**EXERCISE PROMPT**
Repeat everything from the first line of the listing below through the line that contains "appraisal of key", exactly. Leave out pictures.

**GIVEN MATERIAL**
------------------------------------------------

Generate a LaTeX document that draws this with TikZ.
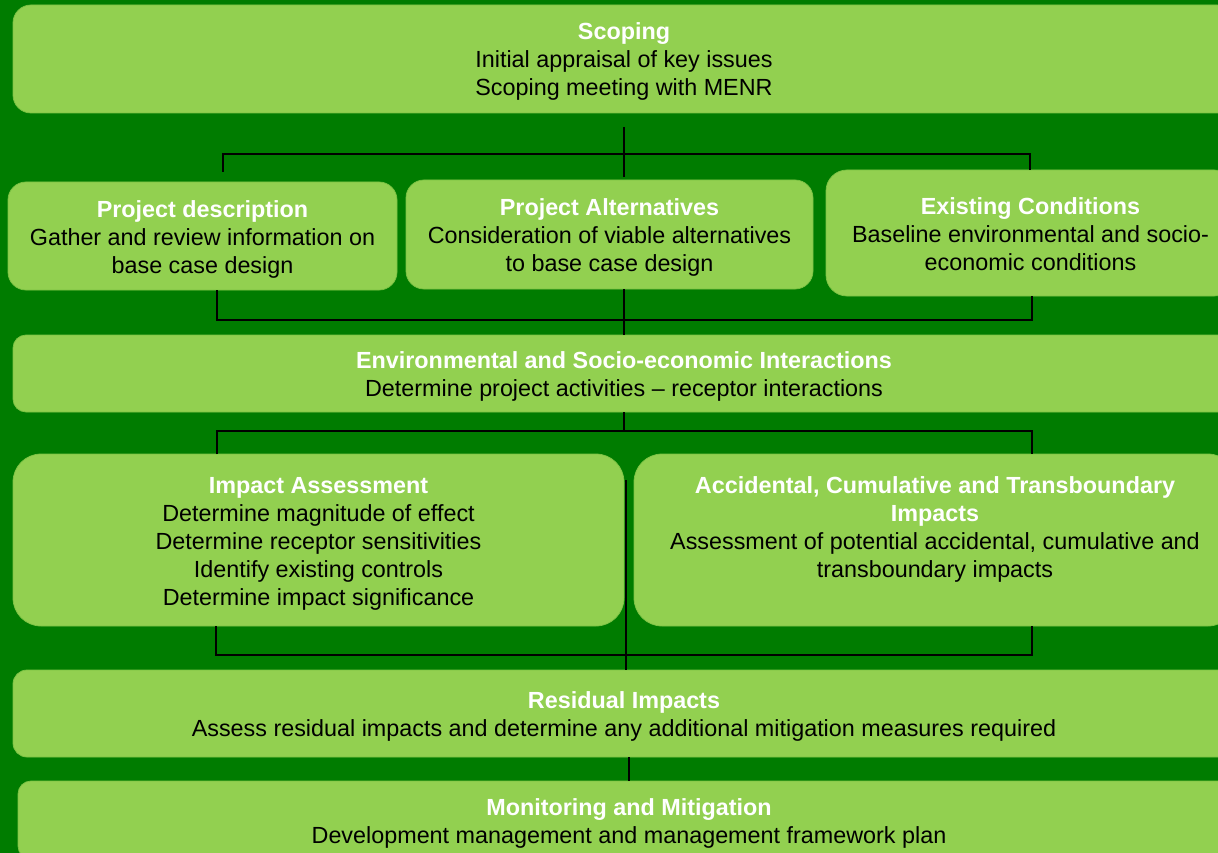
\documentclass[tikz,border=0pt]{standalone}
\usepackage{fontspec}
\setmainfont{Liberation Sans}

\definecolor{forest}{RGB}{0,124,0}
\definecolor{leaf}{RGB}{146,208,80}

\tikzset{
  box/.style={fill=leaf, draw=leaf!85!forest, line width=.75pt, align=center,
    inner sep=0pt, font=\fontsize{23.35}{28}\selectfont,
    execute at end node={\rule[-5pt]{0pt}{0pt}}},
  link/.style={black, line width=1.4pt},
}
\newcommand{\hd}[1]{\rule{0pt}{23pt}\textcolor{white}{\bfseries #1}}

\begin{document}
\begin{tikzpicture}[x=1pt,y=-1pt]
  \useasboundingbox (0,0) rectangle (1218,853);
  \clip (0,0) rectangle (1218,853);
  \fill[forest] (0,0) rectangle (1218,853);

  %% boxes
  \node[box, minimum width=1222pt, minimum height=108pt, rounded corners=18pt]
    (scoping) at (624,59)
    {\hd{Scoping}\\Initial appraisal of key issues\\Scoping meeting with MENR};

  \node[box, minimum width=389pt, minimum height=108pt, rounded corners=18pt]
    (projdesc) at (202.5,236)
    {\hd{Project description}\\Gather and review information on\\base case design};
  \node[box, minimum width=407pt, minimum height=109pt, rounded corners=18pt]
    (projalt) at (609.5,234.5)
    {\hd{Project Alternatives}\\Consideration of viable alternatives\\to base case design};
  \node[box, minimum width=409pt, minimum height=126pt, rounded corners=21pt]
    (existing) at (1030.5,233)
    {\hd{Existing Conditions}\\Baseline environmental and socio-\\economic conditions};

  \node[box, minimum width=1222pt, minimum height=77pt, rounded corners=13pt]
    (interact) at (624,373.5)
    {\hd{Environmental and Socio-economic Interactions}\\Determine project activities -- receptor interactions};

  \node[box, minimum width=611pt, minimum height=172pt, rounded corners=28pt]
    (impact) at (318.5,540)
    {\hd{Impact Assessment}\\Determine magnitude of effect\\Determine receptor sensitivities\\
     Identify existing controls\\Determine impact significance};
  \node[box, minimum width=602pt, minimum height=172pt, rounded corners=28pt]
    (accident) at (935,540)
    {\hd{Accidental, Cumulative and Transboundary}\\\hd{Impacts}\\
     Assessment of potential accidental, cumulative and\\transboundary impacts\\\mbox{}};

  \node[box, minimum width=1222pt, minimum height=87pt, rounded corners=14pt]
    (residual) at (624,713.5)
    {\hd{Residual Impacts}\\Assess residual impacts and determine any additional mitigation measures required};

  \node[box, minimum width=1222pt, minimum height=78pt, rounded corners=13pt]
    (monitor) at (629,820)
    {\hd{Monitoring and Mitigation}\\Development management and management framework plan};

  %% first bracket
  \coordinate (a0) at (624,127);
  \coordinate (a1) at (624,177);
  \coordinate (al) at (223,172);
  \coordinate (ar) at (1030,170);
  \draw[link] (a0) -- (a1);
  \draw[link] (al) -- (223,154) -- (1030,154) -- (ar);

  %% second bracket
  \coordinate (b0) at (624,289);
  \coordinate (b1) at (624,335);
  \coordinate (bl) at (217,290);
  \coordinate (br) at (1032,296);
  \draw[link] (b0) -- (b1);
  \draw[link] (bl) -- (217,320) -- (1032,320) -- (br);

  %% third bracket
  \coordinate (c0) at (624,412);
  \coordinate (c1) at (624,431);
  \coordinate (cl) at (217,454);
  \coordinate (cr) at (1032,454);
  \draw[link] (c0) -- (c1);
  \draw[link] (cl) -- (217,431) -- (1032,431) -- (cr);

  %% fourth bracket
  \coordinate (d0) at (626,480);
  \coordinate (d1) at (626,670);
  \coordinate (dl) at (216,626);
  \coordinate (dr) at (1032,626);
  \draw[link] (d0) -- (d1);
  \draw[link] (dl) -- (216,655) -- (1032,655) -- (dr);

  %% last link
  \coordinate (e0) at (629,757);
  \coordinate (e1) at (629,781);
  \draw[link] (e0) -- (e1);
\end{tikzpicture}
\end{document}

------------------------------------------------

**WRITTEN REPLY**
Generate a LaTeX document that draws this with TikZ.
\documentclass[tikz,border=0pt]{standalone}
\usepackage{fontspec}
\setmainfont{Liberation Sans}

\definecolor{forest}{RGB}{0,124,0}
\definecolor{leaf}{RGB}{146,208,80}

\tikzset{
  box/.style={fill=leaf, draw=leaf!85!forest, line width=.75pt, align=center,
    inner sep=0pt, font=\fontsize{23.35}{28}\selectfont,
    execute at end node={\rule[-5pt]{0pt}{0pt}}},
  link/.style={black, line width=1.4pt},
}
\newcommand{\hd}[1]{\rule{0pt}{23pt}\textcolor{white}{\bfseries #1}}

\begin{document}
\begin{tikzpicture}[x=1pt,y=-1pt]
  \useasboundingbox (0,0) rectangle (1218,853);
  \clip (0,0) rectangle (1218,853);
  \fill[forest] (0,0) rectangle (1218,853);

  %% boxes
  \node[box, minimum width=1222pt, minimum height=108pt, rounded corners=18pt]
    (scoping) at (624,59)
    {\hd{Scoping}\\Initial appraisal of key issues\\Scoping meeting with MENR};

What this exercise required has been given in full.